I am not sure that I can come up with the required axiom in just a couple of hours. But do not despair, my sweet vermilion princess! Here is a theorem instead:

"Let us consider a human being boldly believing in the existence of one (and only one) invisible and indivisible infinity. Then faith is the glue that keeps that shaky big thing in one piece."
"Dubito ergo cogito; cogito ergo sum."
Bent said…
Zo, infinity is a pudding?
Camelia said…
Das ist alles falsch. People, have you noticed the frying coffins? Ok, so maybe Bent is on to something, if it's infinity that gets cooked. I can imagine a worse scenario. Zo, herr lektor, you need to be faster, I'm waiting. And Mana, didn't I say faith? Faith. Not doubt. In the face of faith, thinking can go... and you know what it can do to itself. Therefore we need axioms. Numbers. Not noumena.
lektor said…
i am afraid that your axiom is hiding itself deep down my second bottle of faith. And I have a plane to catch tomorrow morning...

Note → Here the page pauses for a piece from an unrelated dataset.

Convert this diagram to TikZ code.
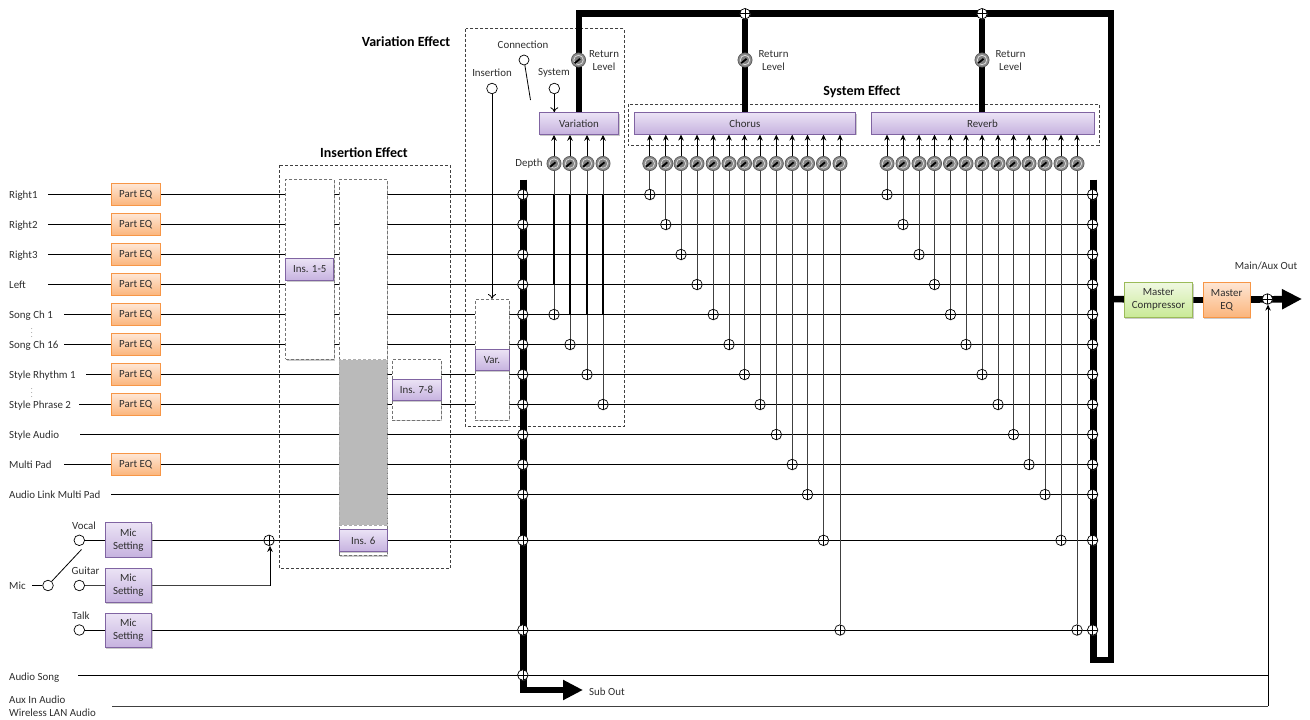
\documentclass[tikz,border=0pt]{standalone}
\usepackage{fontspec}
\setmainfont{Carlito}
\usetikzlibrary{arrows.meta,shadows,calc}
\definecolor{txt}{HTML}{2E2E2E}
\definecolor{pborder}{HTML}{8064A2}
\definecolor{ptop}{HTML}{EBE3F5}
\definecolor{pbot}{HTML}{C6B2DF}
\definecolor{oborder}{HTML}{F79646}
\definecolor{otop}{HTML}{FEE6D4}
\definecolor{obot}{HTML}{FBB57C}
\definecolor{gborder}{HTML}{9BBB59}
\definecolor{gtop}{HTML}{F0F8E2}
\definecolor{gbot}{HTML}{C9EA96}
\pgfdeclarelayer{lines}
\pgfdeclarelayer{boxes}
\pgfdeclarelayer{buses}
\pgfsetlayers{lines,boxes,buses,main}
\tikzset{
  lab/.style={font=\fontsize{10.9}{13}\selectfont,text=txt,inner sep=0pt,align=center},
  lableft/.style={lab,anchor=west,yshift=-.7pt},
  title/.style={font=\fontsize{14}{16}\selectfont\bfseries,text=black,inner sep=0pt},
  softshadow/.style={drop shadow={shadow xshift=1pt,shadow yshift=-1.2pt,fill=black!45,opacity=.45}},
  basebox/.style={lab,rectangle,inner sep=0pt,line width=.9pt,softshadow},
  purplebox/.style={basebox,draw=pborder,top color=ptop,bottom color=pbot},
  orangebox/.style={basebox,draw=oborder,top color=otop,bottom color=obot},
  greenbox/.style={basebox,draw=gborder,top color=gtop,bottom color=gbot},
  parteq/.style={orangebox,minimum width=48.5pt,minimum height=21.5pt},
  micbox/.style={purplebox,minimum width=46.5pt,minimum height=34.5pt},
  frame/.style={draw=black!75,dashed,dash pattern=on 3pt off 2pt,line width=.7pt,inner sep=0pt},
  column/.style={draw=black!55,dash pattern=on 3pt off 2pt,line width=.9pt,fill=white,inner sep=0pt,softshadow},
  wire/.style={draw=black,line width=.8pt},
  vwire/.style={draw=black!75,line width=.8pt},
  stub/.style={draw=black,line width=1.4pt},
  bus/.style={draw=black,line width=6.6pt,line join=miter},
  bigarrow/.style={bus,-{Triangle[length=20pt,width=19pt]}},
  tip/.style={-{Stealth[length=6pt,width=5.5pt]}},
  opentip/.style={-{To[length=5pt,width=8pt]}},
  port/.style={circle,draw=black,fill=white,line width=.7pt,minimum size=10.6pt,inner sep=0pt},
  sumn/.style={circle,draw=black,fill=white,line width=.7pt,minimum size=10.5pt,inner sep=0pt,
    drop shadow={shadow xshift=.5pt,shadow yshift=-.8pt,fill=black!40,opacity=.35},
    path picture={
      \draw[line width=.6pt] (path picture bounding box.north)--(path picture bounding box.south);
      \draw[line width=.6pt] (path picture bounding box.west)--(path picture bounding box.east);}},
  knob/.style={circle,draw=black!65,fill=black!45,line width=.7pt,minimum size=14.2pt,inner sep=0pt,
    path picture={
      \draw[white!85!black,line width=.8pt,fill=black!50] (path picture bounding box.center) circle (4.7pt);
      \draw[black,line width=1.8pt] ($(path picture bounding box.center)+(1.5pt,1.2pt)$)--($(path picture bounding box.center)+(-3.8pt,-3.2pt)$);}},
}
\begin{document}
\begin{tikzpicture}[x=1pt,y=-1pt]
\useasboundingbox (0,0) rectangle (1310,720);

% --- source labels and row ends
\foreach \n/\y/\t/\s in {1/194.5/Right1/48,2/224.5/Right2/48,3/254.5/Right3/48,4/284.5/Left/48,
  5/314.5/Song Ch 1/64,6/344.5/Song Ch 16/64,7/374.5/Style Rhythm 1/86,8/404.5/Style Phrase 2/79,
  9/434.5/Style Audio/80,10/464.5/Multi Pad/64,11/494.5/Audio Link Multi Pad/111}{
  \node[lableft] (lab\n) at (9,\y) {\t};
  \coordinate (src\n) at (\s,\y);
  \node[sumn] (sumL\n) at (522.8,\y) {};
  \node[sumn] (sumR\n) at (1092.6,\y) {};
}
\foreach \n/\y in {1/194.5,2/224.5,3/254.5,4/284.5,5/314.5,6/344.5,7/374.5,8/404.5,10/464.5}{
  \node[parteq] (eq\n) at (135.7,\y) {Part EQ};
}
\node[lab] (dots1) at (32,330) {\fontsize{6}{6}\selectfont$\vdots$};
\node[lab] (dots2) at (32,390) {\fontsize{6}{6}\selectfont$\vdots$};

% --- microphones
\node[lableft] (labmic) at (9,585.5) {Mic};
\node[port] (micin) at (48,585.5) {};
\coordinate (micsrc) at (32,585.5);
\coordinate (swA) at (52,581);
\coordinate (swB) at (81.5,549.5);
\node[lab] (labvocal) at (84,525.5) {Vocal};
\node[lab] (labguitar) at (85.5,571) {Guitar};
\node[lab] (labtalk) at (81,616) {Talk};
\node[port] (vocal) at (79.3,540.3) {};
\node[port] (guitar) at (79.3,585.5) {};
\node[port] (talk) at (79.3,630) {};
\node[micbox] (micA) at (128.3,540) {Mic\\Setting};
\node[micbox] (micB) at (128.3,585.5) {Mic\\Setting};
\node[micbox] (micC) at (128.3,630.5) {Mic\\Setting};
\node[sumn] (mixmic) at (269,540.3) {};
\coordinate (guitarcorner) at (270,585.5);

\node[sumn] (sumL12) at (522.8,540.3) {};
\node[sumn] (sumR12) at (1092.6,540.3) {};
\node[sumn] (sumL13) at (522.8,630) {};
\node[sumn] (sumR13) at (1092.6,630) {};
\node[lableft] (labaudio) at (9,677) {Audio Song};
\coordinate (audiosrc) at (78,675);
\node[sumn] (sumL14) at (522.8,675) {};
\node[lableft] (labaux) at (9,699.5) {Aux In Audio};
\node[lableft] (labwlan) at (9,712.5) {Wireless LAN Audio};
\coordinate (auxsrc) at (112,706);
\coordinate (auxcorner) at (1268,706);
\coordinate (audioend) at (1268,675);

% --- effect blocks
\node[title] (titleins) at (364,152.5) {Insertion Effect};
\node[title] (titlevar) at (406,42) {Variation Effect};
\node[title] (titlesys) at (862,91.5) {System Effect};
\node[purplebox,minimum width=48pt,minimum height=22pt] (ins15) at (309.8,269.5) {Ins. 1-5};
\node[purplebox,minimum width=48pt,minimum height=22pt] (ins6) at (363.2,540.5) {Ins. 6};
\node[purplebox,minimum width=49pt,minimum height=21.5pt] (ins78) at (416.5,390) {Ins. 7-8};
\node[purplebox,minimum width=34pt,minimum height=21.5pt] (varshort) at (492,360) {Var.};
\node[purplebox,minimum width=79.4pt,minimum height=21.6pt] (variation) at (579,123.5) {Variation};
\node[purplebox,minimum width=221.7pt,minimum height=21.4pt] (chorus) at (744.85,123.4) {Chorus};
\node[purplebox,minimum width=223pt,minimum height=21.4pt] (reverb) at (982.5,123.4) {Reverb};

% --- variation controls
\node[lab] (labconn) at (523,45) {Connection};
\node[lab] (labinsert) at (492,72.5) {Insertion};
\node[lab] (labsystem) at (554,72.5) {System};
\node[port,minimum size=10pt] (conn) at (524,60) {};
\node[port] (insert) at (492,88.5) {};
\node[port] (system) at (554.3,88.5) {};
\coordinate (connend) at (530.5,100);
\node[lab] (labdepth) at (529,163.5) {Depth};

% --- knobs and mixers
\foreach \i/\x/\y in {1/554/314.5,2/570/344.5,3/587/374.5,4/603/404.5}{
  \node[knob] (kV\i) at (\x,163.5) {};
  \node[sumn] (sV\i) at (\x,\y) {};
}
\foreach \i/\x/\y in {1/649.8/194.5,2/665.8/224.5,3/681/254.5,4/697/284.5,5/713.2/314.5,6/729/344.5,
  7/744.5/374.5,8/760/404.5,9/776.3/434.5,10/792.2/464.5,11/807.5/494.5,12/823.5/540.3,13/840/630}{
  \node[knob] (kC\i) at (\x,163.5) {};
  \node[sumn] (sC\i) at (\x,\y) {};
}
\foreach \i/\x/\y in {1/887/194.5,2/903/224.5,3/919/254.5,4/934.5/284.5,5/950.5/314.5,6/966/344.5,
  7/982/374.5,8/998/404.5,9/1013.5/434.5,10/1029/464.5,11/1045/494.5,12/1061/540.3,13/1077/630}{
  \node[knob] (kR\i) at (\x,163.5) {};
  \node[sumn] (sR\i) at (\x,\y) {};
}

% --- return path
\node[knob] (retV) at (578.5,60) {};
\node[knob] (retC) at (745,60) {};
\node[knob] (retR) at (982,60) {};
\node[sumn] (retCsum) at (745,13.7) {};
\node[sumn] (retRsum) at (982,13.7) {};
\node[lab] (labretV) at (604,60.5) {Return\\Level};
\node[lab] (labretC) at (773.5,60.5) {Return\\Level};
\node[lab] (labretR) at (1010.5,60.5) {Return\\Level};
\coordinate (busRtop) at (1093.2,179.5);
\coordinate (busRbot) at (1093.2,660);
\coordinate (busRout) at (1111,660);
\coordinate (busRtopR) at (1111,13.7);
\coordinate (busRtopL) at (579,13.7);

% --- output
\node[greenbox,minimum width=68.5pt,minimum height=35pt] (comp) at (1158.5,299.8) {Master\\Compressor};
\node[orangebox,minimum width=46.7pt,minimum height=35pt] (meq) at (1226.7,299.8) {Master\\EQ};
\node[sumn] (mainsum) at (1267.4,299) {};
\node[lab] (labmain) at (1266,266) {Main/Aux Out};
\coordinate (mainend) at (1302,299);
\coordinate (mainbus) at (1111,299);
\coordinate (busLtop) at (523.4,179.5);
\coordinate (busLcorner) at (523.4,690);
\coordinate (subend) at (583,690);
\node[lableft] (labsub) at (589,691) {Sub Out};

\begin{pgfonlayer}{lines}
  % dashed frames
  \draw[frame] (279.5,165) rectangle (450,568.5);
  \draw[frame] (465.7,28.7) rectangle (624,426.7);
  \draw[frame] (628,104) rectangle (1099,145.7);
  % input rows
  \foreach \n in {1,...,11}{ \draw[wire] (src\n) -- (sumR\n); }
  \draw[wire] (vocal) -- (sumR12);
  \draw[wire] (talk) -- (sumR13);
  \draw[wire] (audiosrc) -- (audioend);
  \draw[wire] (micsrc) -- (micin);
  \draw[wire] (swA) -- (swB);
  \draw[vwire] (guitar) -- (guitarcorner);
  \draw[wire,tip] (guitarcorner) -- (guitarcorner |- mixmic.south);
  \draw[vwire] (auxsrc) -- (auxcorner);
  \draw[wire,tip] (auxcorner) -- (auxcorner |- mainsum.south);
  % variation controls
  \draw[wire] (conn) -- (connend);
  \draw[wire,opentip] (insert) -- (492,299);
  \draw[wire,opentip] (system) -- (system |- variation.north);
  % knob lines
  \foreach \i in {1,...,4}{
    \draw[vwire] (sV\i) -- (kV\i);
    \draw[wire,tip] (kV\i) -- (kV\i |- variation.south);
  }
  \foreach \i in {1,...,13}{
    \draw[vwire] (sC\i) -- (kC\i);
    \draw[wire,tip] (kC\i) -- (kC\i |- chorus.south);
    \draw[vwire] (sR\i) -- (kR\i);
    \draw[wire,tip] (kR\i) -- (kR\i |- reverb.south);
  }
  % heavier wire pieces
  \draw[stub] (554,194.5) -- (554,285);
  \draw[stub] (570,194.5) -- (570,314.5);
  \draw[stub] (587,194.5) -- (587,314.5);
  \draw[stub] (603,194.5) -- (603,314.5);
  \draw[stub] (587,314.5) -- (628,314.5);
\end{pgfonlayer}

\begin{pgfonlayer}{boxes}
  \node[column,minimum width=48.3pt,minimum height=180pt] (colA) at (309.8,269.4) {};
  \node[column,minimum width=48.3pt,minimum height=376pt] (colB) at (363.2,367.3) {};
  \node[draw=black!32,dash pattern=on 3pt off 2pt,line width=.9pt,fill=black!27,minimum width=48.3pt,minimum height=165.5pt,inner sep=0pt] (colgray) at (363.2,442.3) {};
  \node[column,minimum width=49pt,minimum height=60.7pt] (colC) at (416.5,389.7) {};
  \node[column,minimum width=34pt,minimum height=120.7pt] (colD) at (492,359.7) {};
  % short heavy pieces between blocks
  \draw[stub] (334.5,194.5) -- (338.5,194.5);
  \draw[stub] (334.5,224.5) -- (338.5,224.5);
  \draw[stub] (334.5,314.5) -- (338.5,314.5);
  \draw[stub] (388,374.5) -- (392,374.5);
  \draw[stub] (388,404.5) -- (392,404.5);
  \draw[stub] (441.5,404.5) -- (445.5,404.5);
  \draw[stub] (471,374.5) -- (475,374.5);
  \draw[stub] (509.5,374.5) -- (513,374.5);
\end{pgfonlayer}

\begin{pgfonlayer}{buses}
  \draw[bus] (busRtop) -- (busRbot) -- (busRout) -- (busRtopR) -- (busRtopL) -- (variation.north -| busRtopL);
  \draw[bus] (retC) -- (retC |- chorus.north);
  \draw[bus] (retCsum) -- (retC);
  \draw[bus] (retRsum) -- (retR);
  \draw[bus] (retR) -- (retR |- reverb.north);
  \draw[bus] (mainbus) -- (comp);
  \draw[bus] (comp) -- (meq);
  \draw[bigarrow] (meq) -- (mainend);
  \draw[bus] (busLtop) -- (busLcorner) -- +(3,0);
  \draw[bigarrow] (busLcorner) -- (subend);
\end{pgfonlayer}
\end{tikzpicture}
\end{document}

my faith is shaking... visibly!
God said:"You are free to eat from any tree in the garden; but you must not eat from the tree of the knowledge of good and evil, for when you eat of it you will surely die."
Adam said: really?
Camelia said…
Some things you doubt, because... and some things you don't, ever... It is as simple as that. If you start thinking about causality against infinity, you can be sure to arrive at some very intersting ideas. But I don't want to keep you up all night. Let's just hang on to whatever it is that we desire to hang on to, for whatever reason, and in spite of everything. This is what I call faith. Cheers! My nose is in a fine cognac, I write about Visconti's Death in Venice, and I imagine things.